A Grosz le funcionó la nariz con la que olfateaba un peligro inminente. Antes de que Hitler en 1933 llegara al poder el artista que con más brutalidad había desenmascarado el rostro de la clase dominante, de pronto, se encontró huido en medio de las calles de Nueva York, extrañamente feliz rodeado de toda la mitología del mundo capitalista. Allí durante una cena en un restaurante tuvo una agria discusión con Thomas Mann acerca del porvenir del nazismo. Thomas Mann, el ambiguo, le auguraba a Hitler solo unos meses en el poder. Grosz presentía que era inminente una larga hecatombe. Casi llegaron a las manos.

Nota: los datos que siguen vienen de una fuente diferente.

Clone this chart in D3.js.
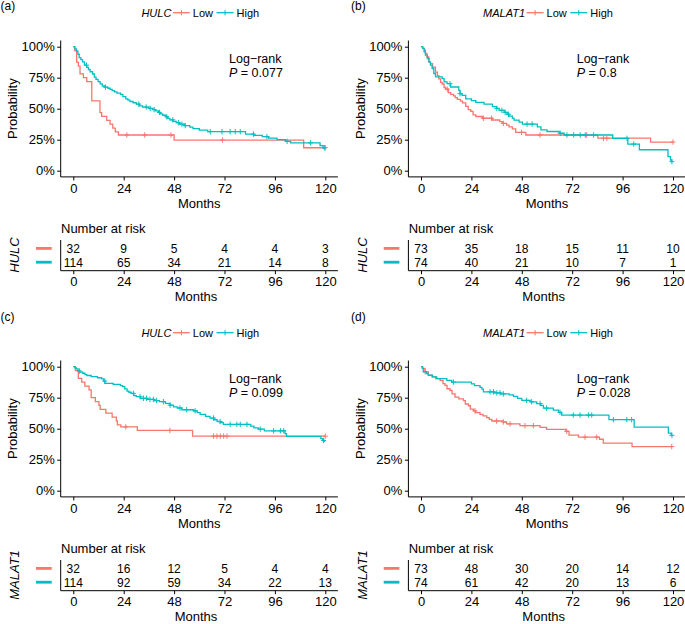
<!DOCTYPE html>
<html><head><meta charset="utf-8">
<script src="https://cdn.jsdelivr.net/npm/d3@7"></script>
<style>body{margin:0;background:#fff}</style>
</head><body><svg id="c" width="685" height="624"></svg>
<script>
// ---------- DATA ----------
const months = [0, 24, 48, 72, 96, 120];
const pctTicks = [0, 25, 50, 75, 100];
const strata = ["Low", "High"];
const panelIds = ["(a)", "(b)", "(c)", "(d)"];
const legendGenes = ["HULC", "MALAT1", "HULC", "MALAT1"];
const riskGenes = ["HULC", "HULC", "MALAT1", "MALAT1"];
const pValues = ["0.077", "0.8", "0.099", "0.028"];

// (a) survival steps [month, % surviving]
const aLowSteps = [[0,100],[0.6,96.9],[1.6,87.5],[2.4,84.4],[3.2,78.1],[4.8,75],[6.4,71.9],[8.8,56.3],[12.7,46.9],[13.5,43.8],[15.9,40.6],[17.5,37.5],[18.8,34.4],[20,31.3],[21.5,28.8],[48,24.7],[109.7,18.5]];
const aLowCensor = [25.5, 34, 46.5, 71, 120];
const aHighSteps = [[0,100],[0.8,98.2],[1.5,96.5],[2.2,93.9],[2.8,91.2],[3.6,89.5],[4.4,87.7],[5.3,85.1],[6.4,83.3],[7.2,81.6],[8,79.8],[9.2,78],[10,75.4],[10.8,73.6],[11.8,71.8],[12.8,70],[13.8,68.3],[15,67.4],[16.5,66.5],[17.5,65.6],[18.5,64.6],[19.6,63.6],[20.8,62.6],[22.5,61.6],[23.6,59.8],[25,58],[26,56.9],[27,55.8],[28.5,54.8],[30,53.7],[31.5,52.2],[33,51.3],[36,50.3],[37.9,49.3],[39.2,48.2],[40.5,47],[41.5,45.9],[42.6,44.7],[44,43.5],[45,42.2],[46,41],[47.5,39.8],[49,38.7],[50.6,37.5],[53,36.4],[55.5,35.2],[57,34],[60,32.8],[64,31.5],[82,29.5],[86,28.5],[90,27.4],[93,26.3],[97,25.1],[101,23.7],[103.5,22.5],[117.5,20.2],[119,18.5]];
const aHighCensor = [6.3,15.3,31.2,34.7,36.6,38.5,41,44.5,47.4,50,51.7,53.3,65.2,70.8,74.7,77.1,79.5,85.8,92.2,101.8,112.9,119.5];
const aRiskLow = [32, 9, 5, 4, 4, 3];
const aRiskHigh = [114, 65, 34, 21, 14, 8];

// (b)
const bLowSteps = [[0,100],[0.8,98.6],[1.5,97.3],[2.1,94.5],[2.8,91.8],[3.7,87.7],[4.5,86.3],[5.5,83.6],[6.9,79.5],[7.8,76.7],[8.5,74],[9.3,71.2],[10.1,69.9],[11,67.1],[11.7,65.8],[13,63],[14.1,61.6],[15.5,60.3],[16.3,58.9],[17.3,57.5],[18.8,56.1],[19.8,54.7],[21.3,51.9],[22.5,49.2],[23.7,47.8],[24.8,45.1],[26.1,43.7],[29.2,42.3],[34,40.9],[37.5,39.5],[38.8,38.1],[40.8,36.7],[41.9,35.3],[43.5,33.8],[45.1,30.9],[49.9,28.8],[84.2,26.2],[109.3,23.1]];
const bLowCensor = [12.5, 29.7, 33.6, 39.2, 47.9, 56.7, 78.9, 86.9, 88.5, 120];
const bHighSteps = [[0,100],[0.8,98.6],[1.5,95.9],[2.1,93.2],[3,90.5],[3.8,87.8],[4.5,85.1],[5.3,82.4],[6.1,78.4],[6.9,75.7],[10.1,74.3],[11,71.6],[12.4,70.2],[14.1,67.5],[18,64.8],[18.6,62.1],[19.6,60.7],[21.3,57.9],[24,56.5],[26.1,55.1],[30,53.7],[34,51.7],[36,50.2],[37.2,48.7],[39.6,47.1],[41,45.5],[41.9,44],[43.5,42.4],[44.3,40.8],[46.7,39.2],[48.3,37.6],[55.4,35.3],[57.1,33],[60,31.6],[65.8,30.2],[68.2,28.8],[91.3,26.1],[98.5,21.5],[104,16.9],[117.6,11.3],[118.8,8.5],[119.4,7.3]];
const bHighCensor = [13.8,18.6,36.1,38.5,40.1,41.7,50.5,52.9,66.3,69.5,72.7,75.8,78.2,82.2,98.1,101.3,119.5];
const bRiskLow = [73, 35, 18, 15, 11, 10];
const bRiskHigh = [74, 40, 21, 10, 7, 1];

// (c)
const cLowSteps = [[0,100],[1,96.9],[2.4,90.6],[4,87.5],[5.5,84.4],[7.5,81.3],[8.5,75],[10.5,71.9],[12.2,68.8],[12.8,65.6],[15.5,62.5],[18.5,59.4],[20.5,56.3],[21,53.1],[22.6,51.5],[30.5,48.6],[56.8,44]];
const cLowCensor = [25, 46, 66.8, 68.4, 70, 71.6, 73.2, 120];
const cHighSteps = [[0,100],[0.8,99.1],[1.5,98.2],[2.3,96.5],[3.2,95.6],[4.5,94.7],[5.5,93.8],[6.4,92.9],[8.5,92],[11.5,91.1],[13.5,90.2],[14.5,88.4],[15.1,86.6],[19,85.7],[22.4,84.8],[23.5,83.9],[24.5,82.1],[25.6,80.3],[26.5,79.4],[27.5,78.5],[28.8,76.7],[30,75.8],[32,74.5],[35,73.6],[38.4,72.7],[41,71.8],[43.9,70.4],[46,69],[47.7,67.6],[49.5,66.7],[51.7,65.3],[57.2,64.4],[59,62.9],[60.4,61.5],[63,60],[65.1,58.6],[67,57.2],[68.5,55.8],[70,54.9],[71.5,53.5],[84.5,52.1],[86,50.6],[88,49.7],[91,48.3],[100.8,46],[101.5,43.8],[117.9,42],[118.8,40.5],[119.5,39.3]];
const cHighCensor = [3,15,28.6,31.8,33.4,34.9,36.5,38.1,39.7,42.9,46.1,50.8,54,58,66.8,69.9,74.7,77.9,79.5,82.7,89,95.4,98.6,100.2,119.2];
const cRiskLow = [32, 16, 12, 5, 4, 4];
const cRiskHigh = [114, 92, 59, 34, 22, 13];

// (d)
const dLowSteps = [[0,100],[0.8,98.6],[1.9,95.9],[3.5,93.2],[5.2,91.8],[7,90.4],[9.1,89],[10.5,86.3],[11.4,84.9],[12.4,82.2],[13.8,80.8],[14.8,78.1],[16.2,75.4],[18,74],[20.2,72.6],[21.1,69.9],[22.6,68.5],[23.5,65.8],[25,64.4],[26,63],[28.1,61.6],[29.5,60.3],[31.3,58.9],[32.5,57.5],[33.7,56.2],[39.2,55.4],[40.8,53.9],[47.1,52.4],[56.7,51],[59.8,49.5],[69,47.9],[70.5,44.8],[75,43.2],[85,41.5],[86.8,38.3],[100.5,35.6]];
const dLowCensor = [2, 25.7, 36, 39.2, 42.4, 49.5, 53.5, 69.4, 78.1, 83.7, 119.4];
const dHighSteps = [[0,100],[0.6,98.6],[1.1,95.9],[2.5,94.5],[3.5,93.1],[5.5,91.8],[7.5,90.4],[12.3,89],[14.6,87.6],[24,86.2],[25.5,84.8],[28.1,83.4],[29,81.9],[29.7,79.7],[35,78.9],[38,78.1],[42,77.2],[44,76],[46,74.5],[48,72.9],[52,71.7],[55.1,70.3],[57,68.8],[58.3,66.6],[63,64.9],[65.5,63.2],[67,61],[89.5,57.3],[101.5,51.3],[117.8,46.5],[119.2,44.6]];
const dHighCensor = [15.4,32.9,34.5,36.1,37.6,39.2,50.3,52.7,56.7,59.8,66.2,72.5,75.7,79.7,81.3,91.6,98,100.3,119.5];
const dRiskLow = [73, 48, 30, 20, 14, 12];
const dRiskHigh = [74, 61, 42, 20, 13, 6];

// ---------- STYLE / LAYOUT ----------
const FONT = "'Liberation Sans', Arial, Helvetica, sans-serif";
const COLORS = {Low: "#F8766D", High: "#00BFC4"};
const panels = [
  {dx: 0,     dy: 0,   labX: 0.5, labY: 9.5,  low: aLowSteps, lowC: aLowCensor, high: aHighSteps, highC: aHighCensor, rLow: aRiskLow, rHigh: aRiskHigh},
  {dx: 347.7, dy: 0,   labX: 351, labY: 9.5,  low: bLowSteps, lowC: bLowCensor, high: bHighSteps, highC: bHighCensor, rLow: bRiskLow, rHigh: bRiskHigh},
  {dx: 0,     dy: 320, labX: 0.5, labY: 320.5, low: cLowSteps, lowC: cLowCensor, high: cHighSteps, highC: cHighCensor, rLow: cRiskLow, rHigh: cRiskHigh},
  {dx: 347.7, dy: 320, labX: 351, labY: 320.5, low: dLowSteps, lowC: dLowCensor, high: dHighSteps, highC: dHighCensor, rLow: dRiskLow, rHigh: dRiskHigh}
];

const svg = d3.select("#c");
svg.append("rect").attr("width", 685).attr("height", 624).attr("fill", "#fff");

function survAt(steps, t) {
  const i = d3.bisector(d => d[0]).right(steps, t) - 1;
  return steps[Math.max(0, i)][1];
}

panels.forEach((p, i) => {
  // panel letter
  svg.append("text").attr("x", p.labX).attr("y", p.labY)
    .attr("font-family", FONT).attr("font-size", 12).attr("fill", "#000").text(panelIds[i]);

  const g = svg.append("g").attr("transform", `translate(${p.dx},${p.dy})`);
  const x = d3.scaleLinear().domain([0, 120]).range([73.3, 325.3]);
  const y = d3.scaleLinear().domain([0, 100]).range([170.7, 46.7]);
  const xL = x(-6), xR = x(126), yB = y(-5), yT = y(105);

  // axes lines
  g.append("line").attr("x1", xL).attr("x2", xL).attr("y1", yT).attr("y2", yB).attr("stroke", "#000").attr("stroke-width", 1);
  g.append("line").attr("x1", xL).attr("x2", xR).attr("y1", yB).attr("y2", yB).attr("stroke", "#000").attr("stroke-width", 1);

  const yAx = g.append("g").attr("transform", `translate(${xL},0)`)
    .call(d3.axisLeft(y).tickValues(pctTicks).tickFormat(d => d + "%").tickSize(3.5).tickPadding(2.5));
  const xAx = g.append("g").attr("transform", `translate(0,${yB})`)
    .call(d3.axisBottom(x).tickValues(months).tickSize(3.5).tickPadding(3.6));
  [yAx, xAx].forEach(a => {
    a.select(".domain").remove();
    a.attr("font-family", FONT).attr("font-size", 13);
    a.selectAll("line").attr("stroke", "#000");
    a.selectAll("text").attr("fill", "#000");
  });

  // axis titles
  g.append("text").attr("x", (xL + xR) / 2).attr("y", 208.3).attr("text-anchor", "middle")
    .attr("font-family", FONT).attr("font-size", 13).text("Months");
  g.append("text").attr("transform", `translate(${17.4},${(yT + yB) / 2}) rotate(-90)`)
    .attr("text-anchor", "middle").attr("font-family", FONT).attr("font-size", 13).text("Probability");

  // curves
  const line = d3.line().x(d => x(d[0])).y(d => y(d[1])).curve(d3.curveStepAfter);
  const series = [{k: "Low", s: p.low, c: p.lowC}, {k: "High", s: p.high, c: p.highC}];
  series.forEach(sr => {
    const end = Math.max(sr.s[sr.s.length - 1][0], d3.max(sr.c));
    const pts = sr.s.concat([[end, sr.s[sr.s.length - 1][1]]]);
    g.append("path").attr("d", line(pts)).attr("fill", "none")
      .attr("stroke", COLORS[sr.k]).attr("stroke-width", 1.3);
    const cg = g.append("g").attr("stroke", COLORS[sr.k]).attr("stroke-width", 1);
    sr.c.forEach(t => {
      const cx = x(t), cy = y(survAt(sr.s, t));
      cg.append("line").attr("x1", cx).attr("x2", cx).attr("y1", cy - 2.7).attr("y2", cy + 2.7);
      cg.append("line").attr("x1", cx - 2.5).attr("x2", cx + 2.5).attr("y1", cy).attr("y2", cy);
    });
  });

  // log-rank annotation
  g.append("text").attr("x", 229).attr("y", 63).attr("font-family", FONT).attr("font-size", 12.5).text("Log\u2212rank");
  const pt = g.append("text").attr("x", 229).attr("y", 77).attr("font-family", FONT).attr("font-size", 12.5);
  pt.append("tspan").attr("font-style", "italic").text("P");
  pt.append("tspan").text(" = " + pValues[i]);

  // legend (centered)
  const lg = g.append("g").attr("font-family", FONT).attr("font-size", 11);
  const ly = 12.7;
  const tTitle = lg.append("text").attr("font-style", "italic").attr("y", ly + 4).text(legendGenes[i]);
  const tLow = lg.append("text").attr("y", ly + 4).text(strata[0]);
  const tHigh = lg.append("text").attr("y", ly + 4).text(strata[1]);
  const wT = tTitle.node().getComputedTextLength(), wL = tLow.node().getComputedTextLength(), wH = tHigh.node().getComputedTextLength();
  const keyW = 17;
  const total = wT + 1.5 + keyW + 3 + wL + 3 + keyW + 3.5 + wH;
  let cx0 = (x(0) + x(120)) / 2 + 1 - total / 2;
  tTitle.attr("x", cx0);
  let kx = cx0 + wT + 1.5;
  [["Low", tLow, wL], ["High", tHigh, wH]].forEach(([k, t, w], j) => {
    lg.append("line").attr("x1", kx).attr("x2", kx + keyW).attr("y1", ly).attr("y2", ly)
      .attr("stroke", COLORS[k]).attr("stroke-width", 1.3);
    lg.append("line").attr("x1", kx + keyW / 2).attr("x2", kx + keyW / 2).attr("y1", ly - 2.7).attr("y2", ly + 2.7)
      .attr("stroke", COLORS[k]).attr("stroke-width", 1);
    t.attr("x", kx + keyW + 3);
    kx = kx + keyW + 3 + w + 3.5;
  });

  // risk table
  const rg = g.append("g");
  const rowY = d3.scalePoint().domain(strata).range([248.4, 262.2]);
  const rBase = 270.7;
  rg.append("text").attr("x", 61).attr("y", 233).attr("font-family", FONT).attr("font-size", 13).text("Number at risk");
  rg.append("line").attr("x1", xL).attr("x2", xL).attr("y1", 240).attr("y2", rBase).attr("stroke", "#000");
  rg.append("line").attr("x1", xL).attr("x2", xR).attr("y1", rBase).attr("y2", rBase).attr("stroke", "#000");
  const rAx = rg.append("g").attr("transform", `translate(0,${rBase})`)
    .call(d3.axisBottom(x).tickValues(months).tickSize(3.5).tickPadding(2.2));
  rAx.select(".domain").remove();
  rAx.attr("font-family", FONT).attr("font-size", 13);
  rAx.selectAll("line").attr("stroke", "#000");
  rAx.selectAll("text").attr("fill", "#000");
  rg.append("text").attr("x", 196).attr("y", 301).attr("text-anchor", "middle")
    .attr("font-family", FONT).attr("font-size", 13).text("Months");
  [["Low", p.rLow], ["High", p.rHigh]].forEach(([k, vals]) => {
    vals.forEach((v, j) => {
      rg.append("text").attr("x", x(months[j])).attr("y", rowY(k) + 4.3).attr("text-anchor", "middle")
        .attr("font-family", FONT).attr("font-size", 12).text(v);
    });
    rg.append("line").attr("x1", 36).attr("x2", 51.7).attr("y1", rowY(k)).attr("y2", rowY(k))
      .attr("stroke", COLORS[k]).attr("stroke-width", 2.8);
  });
  rg.append("text").attr("transform", `translate(${18.8},${255}) rotate(-90)`)
    .attr("text-anchor", "middle").attr("font-family", FONT).attr("font-size", 13)
    .attr("font-style", "italic").text(riskGenes[i]);
});
</script>
</body></html>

La historia de George Grosz es la de un artista que encontró su genio en medio de un mundo macilento, decadente y grosero de aquel Berlín de entreguerras y una vez colocado en medio del esplendor del capitalismo de Nueva York perdió la inspiración y sus cuadros comenzaron a amanerarse hasta resultar inexpresivos. Se encontró fuera de lugar, simplemente quería ser rico. En la mente de Grosz había penetrado otra clase de veneno que un día le hizo exclamar: “Hoy el dinero sigue siendo el símbolo de la independencia, incluso de la libertad. Cualquier idea puede ser más o menos engañosa, pero un billete de cien dólares es siempre un billete de cien dólares”. Grosz se perdió en ese nuevo camino. Pero un día regresó a Berlín de vacaciones y murió de repente al caerse borracho por la escalera, como uno de sus antiguos personajes. Fue la tarde del 6 de julio de 1959 en que el destino le obligó a ser coherente.